Keeping the Troops Happy

This section goes out to all technical leads, project managers, IT managers, business owners, and executives. If you have technical resources working for you in an effort to recover from a failure, you should do all you can to ensure that these technical resources are kept happy and focused. For starters, try to keep the end users and any other business owners or executives from bothering this staff. Regular communication will help with this task tremendously. Next, and possibly more important, provide all the bottled water, soda, coffee, snacks, food, breaks, and anything else that will keep these professionals happy, healthy, and focused on the task at hand. Technical staff will work very hard during disaster situations, so don’t forget to pat them on the back and let them know how much the organization and you personally appreciate their time and commitment.

Recovering the Infrastructure

After the failure has been validated, the initial communications meetings have been held, restore tasks have been confirmed and possibly reprioritized, and recovery task assignment of resources has been completed, the recovery efforts can finally begin. Verify that each technical resource has all the documentation, phone numbers, software, and hardware they require to perform their task.
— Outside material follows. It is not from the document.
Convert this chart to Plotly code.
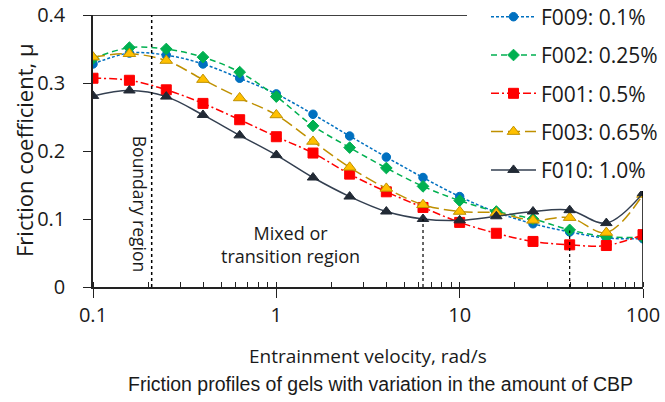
import plotly.graph_objects as go

# ---- data ----
velocity = [0.1, 0.158, 0.251, 0.398, 0.631, 1.0, 1.585, 2.512, 3.981, 6.31,
            10.0, 15.85, 25.12, 39.81, 63.1, 100.0]
f009 = [0.328, 0.344, 0.341, 0.328, 0.307, 0.284, 0.254, 0.222, 0.191, 0.161,
        0.133, 0.110, 0.093, 0.081, 0.072, 0.071]
f002 = [0.336, 0.352, 0.350, 0.338, 0.316, 0.280, 0.237, 0.205, 0.175, 0.148,
        0.127, 0.111, 0.100, 0.084, 0.074, 0.073]
f001 = [0.307, 0.304, 0.290, 0.270, 0.246, 0.221, 0.197, 0.166, 0.140, 0.117,
        0.095, 0.079, 0.067, 0.062, 0.061, 0.077]
f003 = [0.338, 0.343, 0.333, 0.305, 0.278, 0.253, 0.214, 0.176, 0.145, 0.121,
        0.111, 0.109, 0.098, 0.102, 0.080, 0.136]
f010 = [0.281, 0.289, 0.280, 0.253, 0.223, 0.194, 0.161, 0.133, 0.111, 0.100,
        0.098, 0.104, 0.111, 0.113, 0.094, 0.138]
series_names = ["F009: 0.1%", "F002: 0.25%", "F001: 0.5%", "F003: 0.65%", "F010: 1.0%"]

x_tick_vals = [0.1, 1, 10, 100]
x_tick_text = ["0.1", "1", "10", "100"]
y_tick_vals = [0, 0.1, 0.2, 0.3, 0.4]
y_tick_text = ["0", "0.1", "0.2", "0.3", "0.4"]

# region marker lines (x position, top value)
boundary_x = 0.209
marker_lines = [(6.31, 0.100), (39.81, 0.083)]
right_line_top = 0.150

FONT = "Open Sans"
TXT = "#1a1a1a"

# plot area in pixels
PL, PR, PT, PB = 93, 643, 14.5, 287.5


def px_x(px):
    return (px - PL) / (PR - PL)


def px_y(py):
    return (PB - py) / (PB - PT)


styles = [
    dict(color="#0070C0", dash="3px,2px", symbol="circle", size=8.5,
         mcolor="#0070C0", lcolor="#0070C0"),
    dict(color="#00B050", dash="6px,4px", symbol="diamond", size=9,
         mcolor="#00B050", lcolor="#00B050"),
    dict(color="#FF0000", dash="8px,3px,2px,3px", symbol="square", size=10,
         mcolor="#FF0000", lcolor="#FF0000"),
    dict(color="#BF9000", dash="12px,5px", symbol="triangle-up", size=11,
         mcolor="#FFC000", lcolor="#BF9000"),
    dict(color="#333F50", dash="solid", symbol="triangle-up", size=10,
         mcolor="#222A35", lcolor="#222A35"),
]

fig = go.Figure()
for i, (name, ys) in enumerate(zip(series_names, [f009, f002, f001, f003, f010])):
    s = styles[i]
    fig.add_trace(go.Scatter(
        x=velocity, y=ys, name=name, mode="lines+markers",
        legendgroup=f"g{i}",
        line=dict(color=s["color"], dash=s["dash"], width=1.5, shape="spline", smoothing=1),
        marker=dict(symbol=s["symbol"], size=s["size"], color=s["mcolor"],
                    line=dict(color=s["lcolor"], width=1)),
    ))

shapes = [
    dict(type="line", xref="x", yref="y", x0=boundary_x, x1=boundary_x, y0=0, y1=0.4,
         line=dict(color="black", width=1.5, dash="dot")),
    dict(type="line", xref="paper", yref="y", x0=0, x1=px_x(467), y0=0.4, y1=0.4,
         line=dict(color="black", width=1.5)),
    dict(type="line", xref="x", yref="y", x0=100, x1=100, y0=0, y1=right_line_top,
         line=dict(color="black", width=1.5)),
]
for xv, top in marker_lines:
    shapes.append(dict(type="line", xref="x", yref="y", x0=xv, x1=xv, y0=0, y1=top,
                       line=dict(color="black", width=1.2, dash="dot")))

annotations = [
    dict(text="Boundary region", xref="paper", yref="paper", x=px_x(140),
         y=px_y(204), textangle=90, showarrow=False,
         xanchor="center", yanchor="middle",
         font=dict(family=FONT, size=17.5, color=TXT)),
    dict(text="Mixed or<br>transition region", xref="paper", yref="paper",
         x=px_x(290), y=px_y(245), showarrow=False,
         xanchor="center", yanchor="middle",
         font=dict(family=FONT, size=18, color=TXT), align="center"),
    dict(text="Entrainment velocity, rad/s", xref="paper", yref="paper",
         x=0.5, y=px_y(357), xanchor="center", yanchor="middle", showarrow=False,
         font=dict(family=FONT, size=19, color=TXT)),
    dict(text="Friction profiles of gels with variation in the amount of CBP",
         xref="paper", yref="paper", x=px_x(380), y=px_y(385),
         yanchor="middle", xanchor="center", showarrow=False,
         font=dict(family="Liberation Sans", size=19.5, color=TXT)),
    dict(text="Friction coefficient, μ", xref="paper", yref="paper",
         x=px_x(24), y=px_y(150), textangle=-90, showarrow=False,
         xanchor="center", yanchor="middle",
         font=dict(family=FONT, size=22, color=TXT)),
]

fig.update_layout(
    width=665, height=402,
    margin=dict(l=PL, r=665 - PR, t=PT, b=402 - PB, autoexpand=False),
    paper_bgcolor="white", plot_bgcolor="white",
    font=dict(family=FONT, size=20, color=TXT),
    showlegend=True,
    legend=dict(
        xref="paper", yref="paper", x=px_x(486), y=px_y(-4),
        xanchor="left", yanchor="top",
        bgcolor="white", borderwidth=0,
        font=dict(family=FONT, size=21, color=TXT),
        tracegroupgap=8, itemwidth=45,
    ),
    shapes=shapes,
    annotations=annotations,
)

fig.update_xaxes(
    type="log", range=[-1, 2],
    tickvals=x_tick_vals, ticktext=x_tick_text,
    ticks="outside", ticklen=9, tickwidth=1.3, tickcolor="#222",
    showline=True, linecolor="#222", linewidth=1.5,
    showgrid=False, zeroline=False,
    tickfont=dict(family=FONT, size=20, color=TXT),
    minor=dict(ticks="inside", ticklen=5, tickwidth=1.2, tickcolor="#222",
               dtick="D1", showgrid=False),
)
fig.update_yaxes(
    range=[0, 0.4],
    tickvals=y_tick_vals, ticktext=y_tick_text,
    ticks="outside", ticklen=8, tickwidth=1.3, tickcolor="#222",
    showline=True, linecolor="#222", linewidth=1.5,
    showgrid=False, zeroline=False,
    ticklabelstandoff=14,
    tickfont=dict(family=FONT, size=20, color=TXT),
)

fig.write_html("out.html")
Hold periodic checkpoint meetings, starting every 15 minutes and tapering off to every 30 or 60 minutes as recovery efforts continue.

Postmortem Meeting

After a system failure or disaster strikes, and the recovery has been completed, an organization should hold a meeting to review the entire process. The meeting might just be an event where individuals are recognized for their great work; however, the meeting will most likely involve reviewing what went wrong and identifying how the process could be improved in the future. A lot of interesting things will happen during disaster recovery situations—both unplanned and simulated—and this meeting can provide the catalyst for ongoing improvement of the processes and documentation.